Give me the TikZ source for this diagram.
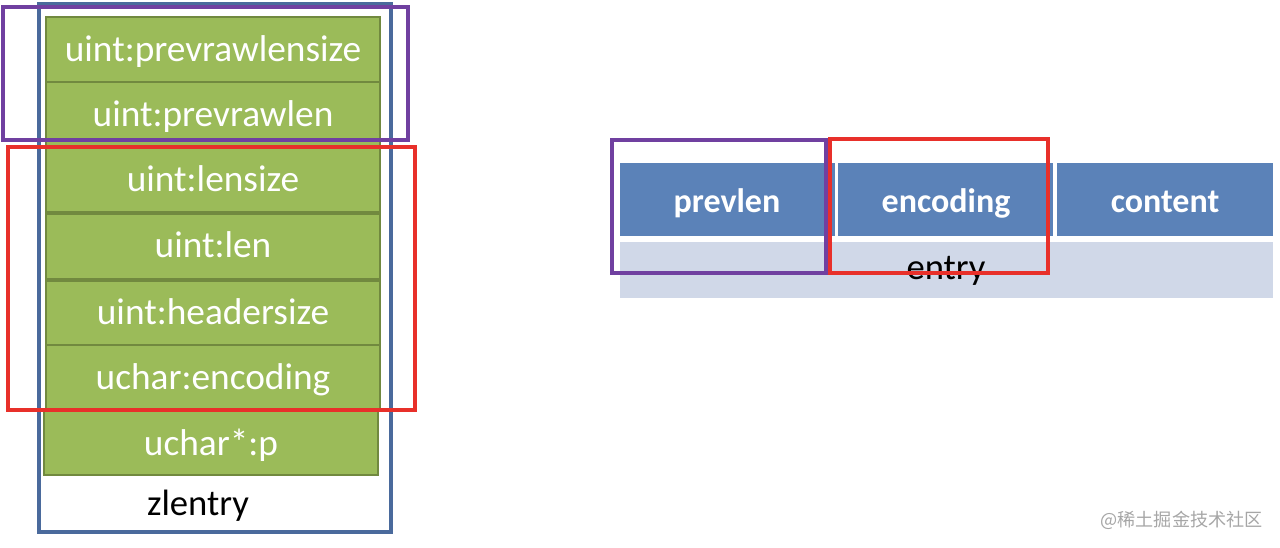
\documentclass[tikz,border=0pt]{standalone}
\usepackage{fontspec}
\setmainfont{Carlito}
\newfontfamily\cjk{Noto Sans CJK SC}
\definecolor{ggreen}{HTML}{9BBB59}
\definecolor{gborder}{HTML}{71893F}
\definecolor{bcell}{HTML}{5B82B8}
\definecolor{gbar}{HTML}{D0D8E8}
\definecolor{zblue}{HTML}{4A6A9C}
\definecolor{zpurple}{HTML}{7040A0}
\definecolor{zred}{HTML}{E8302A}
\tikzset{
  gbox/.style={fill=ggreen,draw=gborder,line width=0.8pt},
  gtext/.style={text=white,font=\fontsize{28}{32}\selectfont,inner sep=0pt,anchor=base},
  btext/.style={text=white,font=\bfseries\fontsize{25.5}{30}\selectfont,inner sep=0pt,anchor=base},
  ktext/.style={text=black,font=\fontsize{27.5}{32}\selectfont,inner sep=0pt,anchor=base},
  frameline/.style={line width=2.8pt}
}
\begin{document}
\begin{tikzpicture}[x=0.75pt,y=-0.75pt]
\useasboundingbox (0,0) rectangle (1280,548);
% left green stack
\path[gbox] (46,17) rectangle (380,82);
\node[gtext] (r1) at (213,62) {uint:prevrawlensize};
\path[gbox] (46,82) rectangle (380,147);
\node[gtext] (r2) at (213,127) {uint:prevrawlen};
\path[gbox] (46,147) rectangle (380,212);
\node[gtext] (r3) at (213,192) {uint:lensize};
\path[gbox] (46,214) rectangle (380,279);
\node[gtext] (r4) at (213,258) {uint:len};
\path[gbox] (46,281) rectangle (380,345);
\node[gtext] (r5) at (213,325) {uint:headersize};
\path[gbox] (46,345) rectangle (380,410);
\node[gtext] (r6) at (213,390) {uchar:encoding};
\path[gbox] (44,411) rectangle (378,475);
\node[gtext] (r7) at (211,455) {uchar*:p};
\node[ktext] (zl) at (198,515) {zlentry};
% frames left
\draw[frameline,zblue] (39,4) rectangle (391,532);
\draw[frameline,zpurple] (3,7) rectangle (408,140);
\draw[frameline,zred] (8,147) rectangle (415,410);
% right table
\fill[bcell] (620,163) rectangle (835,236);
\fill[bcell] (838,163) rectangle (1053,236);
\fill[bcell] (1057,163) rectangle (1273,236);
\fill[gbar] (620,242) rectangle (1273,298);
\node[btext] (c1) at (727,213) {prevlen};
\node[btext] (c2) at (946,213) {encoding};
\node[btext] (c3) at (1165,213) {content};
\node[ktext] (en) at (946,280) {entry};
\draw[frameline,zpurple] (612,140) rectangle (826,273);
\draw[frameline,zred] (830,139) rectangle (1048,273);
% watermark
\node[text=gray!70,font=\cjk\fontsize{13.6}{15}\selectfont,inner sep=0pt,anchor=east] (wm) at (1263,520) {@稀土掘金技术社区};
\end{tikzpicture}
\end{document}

============

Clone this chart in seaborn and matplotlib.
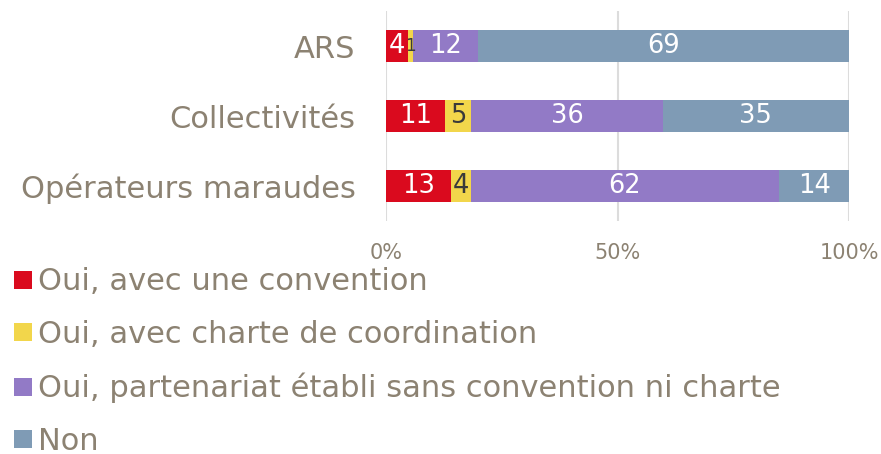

============

Directions — Find each line holding "this". Copy it out.

Result of the task —
Give me the TikZ source for this diagram.
Clone this chart in seaborn and matplotlib.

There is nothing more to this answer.